Lewis also had a hand in another important trailblazer in the movement toward adult adventure programs. Simultaneous with his appearance in Scarlet Queen, Lewis played the lead role in a pioneering adult western. Originally titled Hawk Durango and later changed to Hawk Larabee, the program was one of the earliest continuing-character western dramas to paint its characters in shades of grey, moving beyond the lawman versus bad man oaters that had long been stereotyped as kiddie fare. Like Scarlet Queen, the series had a touch of the anthology -- where Captain Carney traveled the world encountering new adventures every week, Hawk Durango/Larabee, as the proprietor of a frontier hotel, had new adventures come to him. Lewis alternated with Barton Yarborough in the title role, and working under producer William N. Robson gave him further training from one of radio's great creative masters.
These three roles would establish Lewis as more than just another character actor, and his experience during the war gave him entree to the executive offices as well. When the call went out for a new producer/director for CBS's venerable Suspense series in 1950, Lewis grabbed the opportunity -- and his years at the helm of that program stand as his creative peak. Lewis let his creativity run rampant, with startling casting choices, provocative scripts, and deeply-textured productions that took the long-running program to new heights of achievement.
His success on Suspense -- and the critical acclaim it gathered -- convinced the network to give him additional programs. By 1953, he helmed two other impressive anthologies -- On Stage, in which he co-starred with his wife Cathy Lewis, and Crime Classics, which did for crime drama what he had already done for Suspense. That year he was the subject of a laudatory profile in Time magazine, in which he confessed his ultimate goal was to have a different program on the air five nights out of every week.
But it wasn't to be. Elliott Lewis's success had come at the very end of radio's life as an important creative medium. By the mid-1950s, television had penetrated every state -- and radio was facing abandonment. Lewis reluctantly moved into TV, but never achieved the success there that he'd known at the microphone. When Elliott and Cathy Lewis divorced in 1958, it marked more than the end of a marriage -- it was the end of an era as well.

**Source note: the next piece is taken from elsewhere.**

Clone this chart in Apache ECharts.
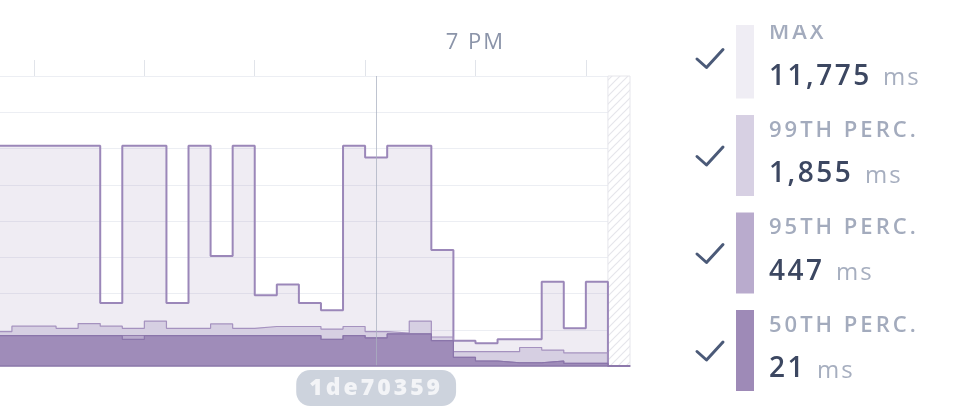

Elliott Lewis worked on through the 1960s, mostly in television, but dabbled in films as well. In the 1970s, a nostalgia craze revived interest in radio drama -- and Elliott Lewis jumped at the chance to return to the medium he'd loved. In 1973, he directed Rod Serling's Zero Hour, a Suspense-type anthology. And, in 1979, Sears, Roebuck and Company gave him a five-a-week time slot, and carte blanche to fill it as he saw fit within a one-hour dramatic format. The Sears Radio Theatre wasn't quite the level of creative achievement of twenty-five years before, but it was radio, real radio once again. And Elliott Lewis finally achieved his goal -- on the air with an original drama five nights a week.
Elliott Lewis died in 1990, about a decade after his final radio work. And, that body of work remains as an enduring monument to one of the medium's true masters.